Authors:
Dawid Plaskowski
1
;
Szymon Skwarek
1
;
Dominika Grajewska
1
;
Maciej Niemir
1
and
Agnieszka Ławrynowicz
2
Affiliations:
1
Łukasiewicz - Poznań Institute of Technology, Poznań, Poland
;
2
Poznań University of Technology, Poznań, Poland
Keyword(s):
Language Models, Information Extraction, Opinion Mining.
Abstract:
To address the challenge of extracting opinions from semi-structured webpages such as blog posts and product rankings, encoder-decoder transformer models are employed. We enhance the models’ performance by generating synthetic data using large language models like GPT3.5 and GPT-4, diversified through prompts featuring various text styles, personas and product characteristics.
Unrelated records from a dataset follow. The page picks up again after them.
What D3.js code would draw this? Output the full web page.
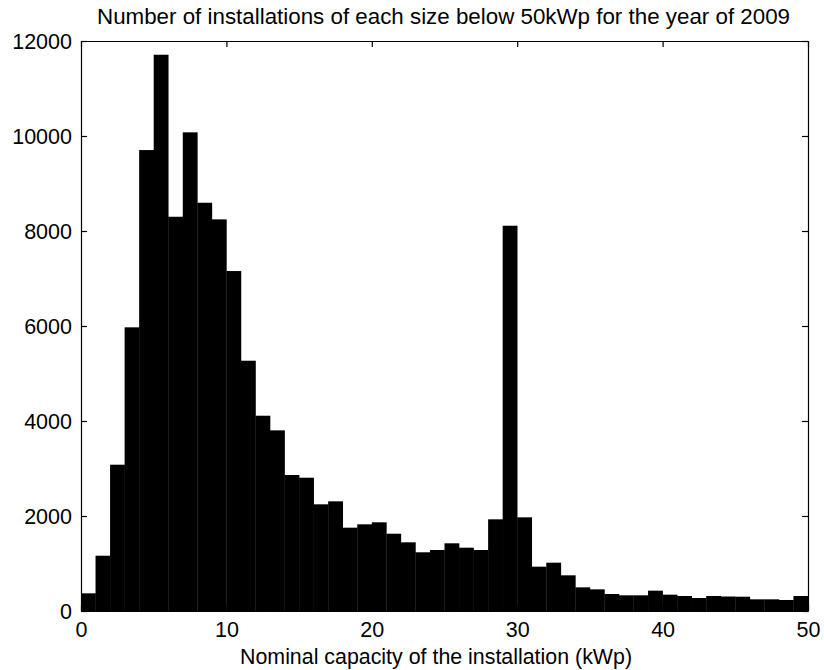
<!DOCTYPE html>
<html lang="en">
<head>
    <meta charset="UTF-8">
    <script src="https://d3js.org/d3.v7.min.js"></script>
    <title>Installations below 50kWp, 2009</title>
    <style>
        body { margin: 0; background: #fff; }
        svg text { font-family: "Liberation Sans", Arial, sans-serif; fill: #000; }
    </style>
</head>
<body>
<script>
    // one bin per kWp, 0-1, 1-2, ... 49-50
    const binStarts = d3.range(0, 50);
    const counts = [
        372, 1164, 3080, 5972, 9704, 11711, 8300, 10077, 8595, 8245,
        7157, 5269, 4111, 3803, 2863, 2806, 2246, 2309, 1754, 1825,
        1867, 1627, 1446, 1236, 1284, 1425, 1333, 1284, 1930, 8111,
        1972, 933, 1017, 751, 498, 456, 358, 330, 330, 428,
        344, 316, 274, 316, 305, 301, 246, 246, 232, 316
    ];
    const xTicks = [0, 10, 20, 30, 40, 50];
    const yTicks = [0, 2000, 4000, 6000, 8000, 10000, 12000];

    const width = 824, height = 670;
    const margin = {top: 41, right: 16, bottom: 59, left: 81};

    const svg = d3.select("body").append("svg")
        .attr("width", width)
        .attr("height", height);

    const x = d3.scaleLinear().domain([0, 50]).range([margin.left, width - margin.right]);
    const y = d3.scaleLinear().domain([0, 12000]).range([height - margin.bottom, margin.top]);

    // bars
    svg.append("g")
        .selectAll("rect")
        .data(binStarts)
        .join("rect")
        .attr("x", d => x(d))
        .attr("width", d => x(d + 1) - x(d) + 0.3)
        .attr("y", (d, i) => y(counts[i]))
        .attr("height", (d, i) => y(0) - y(counts[i]))
        .attr("fill", "#000");

    // axes, ticks pointing inward on all four sides (box)
    const tickLen = 6;
    const fs = "21.5px";
    const fmt = d3.format("d");

    const xb = svg.append("g")
        .attr("transform", `translate(0,${y(0)})`)
        .call(d3.axisBottom(x).tickValues(xTicks).tickFormat(fmt).tickSizeInner(-tickLen).tickSizeOuter(0).tickPadding(11));
    const xt = svg.append("g")
        .attr("transform", `translate(0,${y(12000)})`)
        .call(d3.axisTop(x).tickValues(xTicks).tickSizeInner(-tickLen).tickSizeOuter(0).tickFormat(""));
    const yl = svg.append("g")
        .attr("transform", `translate(${x(0)},0)`)
        .call(d3.axisLeft(y).tickValues(yTicks).tickFormat(fmt).tickSizeInner(-tickLen).tickSizeOuter(0).tickPadding(9));
    const yr = svg.append("g")
        .attr("transform", `translate(${x(50)},0)`)
        .call(d3.axisRight(y).tickValues(yTicks).tickSizeInner(-tickLen).tickSizeOuter(0).tickFormat(""));

    [xb, xt, yl, yr].forEach(g => {
        g.selectAll("path, line").attr("stroke", "#000").attr("stroke-width", 1.2);
        g.selectAll("text").attr("font-size", fs).attr("font-family", "Liberation Sans, Arial, sans-serif");
    });
    yl.selectAll("text").attr("dy", "0.33em");

    // title and x label
    svg.append("text")
        .attr("x", 443.5)
        .attr("y", 24)
        .attr("text-anchor", "middle")
        .attr("font-size", "21.5px")
        .attr("textLength", 693)
        .attr("lengthAdjust", "spacingAndGlyphs")
        .text("Number of installations of each size below 50kWp for the year of 2009");

    svg.append("text")
        .attr("x", 436)
        .attr("y", 664)
        .attr("text-anchor", "middle")
        .attr("font-size", "21.5px")
        .attr("textLength", 392)
        .attr("lengthAdjust", "spacingAndGlyphs")
        .text("Nominal capacity of the installation (kWp)");
</script>
</body>
</html>
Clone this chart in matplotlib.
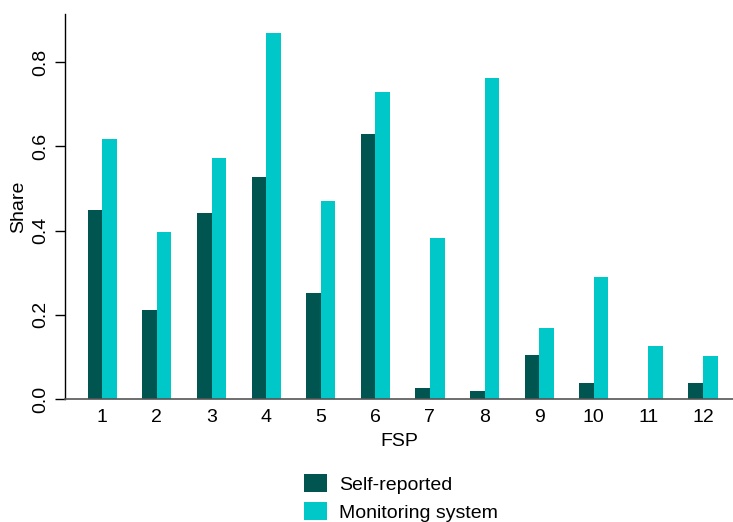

Different fine-tuning strategies are experimented, training both with and without domain-adapted instructions, as well as, training on synthetic customer reviews, targeting tasks such as extracting product names, pros, cons, and opinion sentences. Our evaluation shows a significant improvement in the models’ performance in both product characteristic and opinion extraction tasks, validating the effectiveness of using synthetic data for fine-tuning and signals the potential of pretrained language models to automate web scraping techniques from diverse web sources.